= Buzz-a-Rama =

Buzz-a-Rama was a slot car racing venue which operated in the Kensington neighborhood of Brooklyn, New York from 1965 to 2021.

Slot car racing is a hobby in which enthusiasts work on small, remote controlled cars, and race them at high speeds. Buzz Perri opened Buzz-a-Rama in the Kensington neighborhood of Brooklyn in 1965. Born Frank Perri, he got the nickname "Buzz" while a high-jumper in high school. The hobby was popular in the 1960s, and according to Perri, when it opened there were dozens of similar raceways in the city. Interest faded over time, and Buzz-a-Rama was the last one open, operated by Buzz and his wife, Delores, for more than 55 years.

According to Susan Dominus in a 2009 The New York Times article, hundreds of people once filled the venue when there was a race, but "Buzz-a-Rama represents a microcosm of the United States auto industry itself: beloved, historic, and long past the glory days". The space had multiple electrified race tracks and some older arcade games, and it sold parts for the cars. Business slowed over time, and eventually was only open on weekends and some holidays. Perri told the Times that the business did not make money, and if he did not own the building it was in, it would not have been able to operate.

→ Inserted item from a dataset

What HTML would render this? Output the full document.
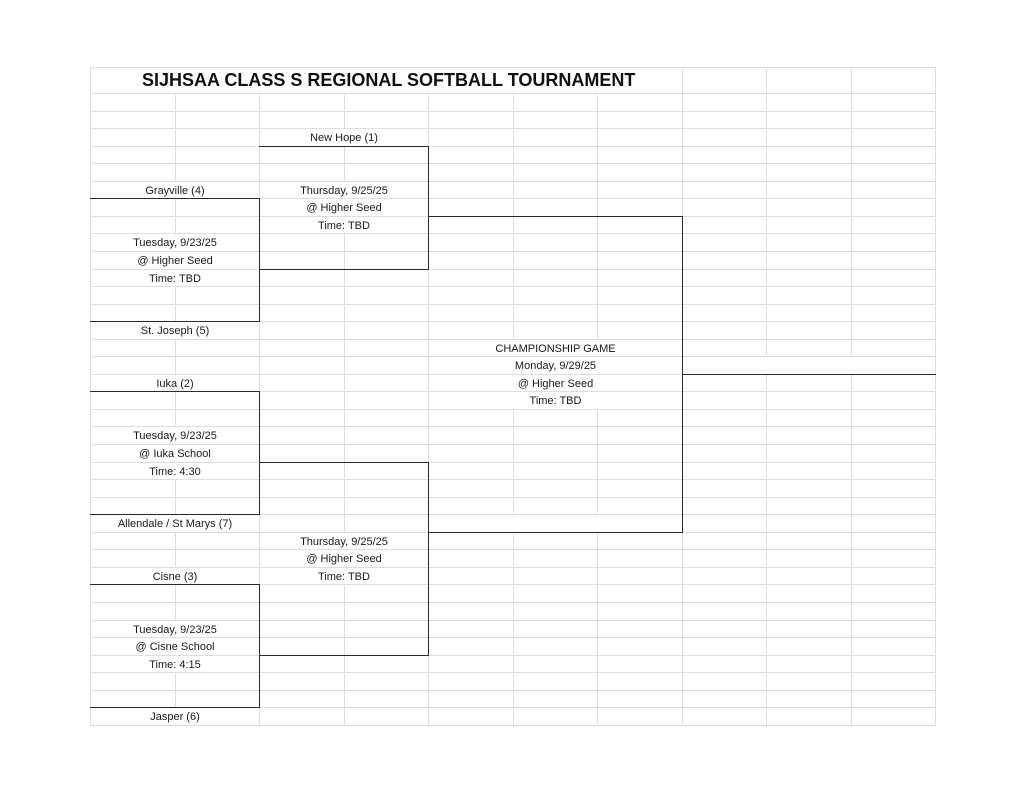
<!DOCTYPE html>
<html><head><meta charset="utf-8"><style>
body{margin:0;width:1024px;height:791px;background:#fff;position:relative;overflow:hidden;font-family:"Liberation Sans",Arial,sans-serif;}
.h{position:absolute;height:1px;background:#dedede;}
.v{position:absolute;width:1px;background:#dedede;}
.c{position:absolute;background:#fff;font-size:11px;color:#1a1a1a;text-align:center;display:flex;align-items:center;justify-content:center;white-space:nowrap;padding-top:1px;box-sizing:border-box;}
.b{position:absolute;background:#2a2a2a;}
.t{position:absolute;left:142px;top:70px;font-size:18px;font-weight:bold;color:#111;}
</style></head><body>
<div id="o"></div>
<div class="t">SIJHSAA CLASS S REGIONAL SOFTBALL TOURNAMENT</div>
<script>
var cols=[90,175,259,344,428,513,597,682,766,851,935];
var R=17.55,T=93;
function y(k){return Math.round(T+R*k);}
var h='';
for(var k=0;k<=36;k++){h+='<div class="h" style="left:90px;width:845px;top:'+y(k)+'px"></div>';}
h+='<div class="h" style="left:90px;width:845px;top:67px"></div>';
for(var i=0;i<cols.length;i++){h+='<div class="v" style="left:'+cols[i]+'px;top:67px;height:659px"></div>';}
h+='<div class="c" style="left:91px;top:68px;width:590px;height:25px"></div>';
function cell(k,c0,c1,txt){var l=cols[c0],r=cols[c1];h+='<div class="c" style="left:'+(l+1)+'px;top:'+(y(k)+1)+'px;width:'+(r-l-1)+'px;height:'+(y(k+1)-y(k)-1)+'px">'+(txt||'')+'</div>';}
var L=[[5,'Grayville (4)'],[8,'Tuesday, 9/23/25'],[9,'@ Higher Seed'],[10,'Time: TBD'],[13,'St. Joseph (5)'],[16,'Iuka (2)'],[19,'Tuesday, 9/23/25'],[20,'@ Iuka School'],[21,'Time: 4:30'],[24,'Allendale / St Marys (7)'],[27,'Cisne (3)'],[30,'Tuesday, 9/23/25'],[31,'@ Cisne School'],[32,'Time: 4:15'],[35,'Jasper (6)']];
L.forEach(function(a){cell(a[0],0,2,a[1]);});
var M=[[2,'New Hope (1)'],[5,'Thursday, 9/25/25'],[6,'@ Higher Seed'],[7,'Time: TBD'],[25,'Thursday, 9/25/25'],[26,'@ Higher Seed'],[27,'Time: TBD']];
M.forEach(function(a){cell(a[0],2,4,a[1]);});
var C=[[14,'CHAMPIONSHIP GAME'],[15,'Monday, 9/29/25'],[16,'@ Higher Seed'],[17,'Time: TBD'],[24,'']];
C.forEach(function(a){cell(a[0],4,7,a[1]);});
cell(15,7,10,'');
function hl(k,x0,x1){h+='<div class="b" style="left:'+x0+'px;top:'+y(k)+'px;width:'+(x1-x0+1)+'px;height:1px"></div>';}
function vl(x,k0,k1){h+='<div class="b" style="left:'+x+'px;top:'+y(k0)+'px;width:1px;height:'+(y(k1)-y(k0)+1)+'px"></div>';}
hl(3,259,428);hl(6,90,259);hl(13,90,259);vl(259,6,13);hl(10,259,428);vl(428,3,10);
hl(7,428,682);hl(25,428,682);vl(682,7,25);hl(16,682,935);
hl(17,90,259);hl(24,90,259);vl(259,17,24);hl(21,259,428);vl(428,21,32);hl(32,259,428);
hl(28,90,259);hl(35,90,259);vl(259,28,35);
document.getElementById('o').innerHTML=h;
</script>
</body></html>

Buzz and Delores Perri operated the space at 69 Church Avenue from 1965 until May 2021, when they both died of COVID-19. The Daily Beast featured a story titled "The Totally Preventable Death of a Brooklyn Icon", about Dolores' relationship with Gary Null, an American talk radio host and author who rejects the scientific consensus on a wide range of topics, including vaccines, and advocates pseudoscientific alternative medicine. Like Null, she believed vaccines to be toxic and neither she nor Buzz would get a COVID-19 vaccine.

Their son, Frank, took ownership of the space, but said it did not make financial sense to continue to operate, so put its inventory up for auction in January 2022.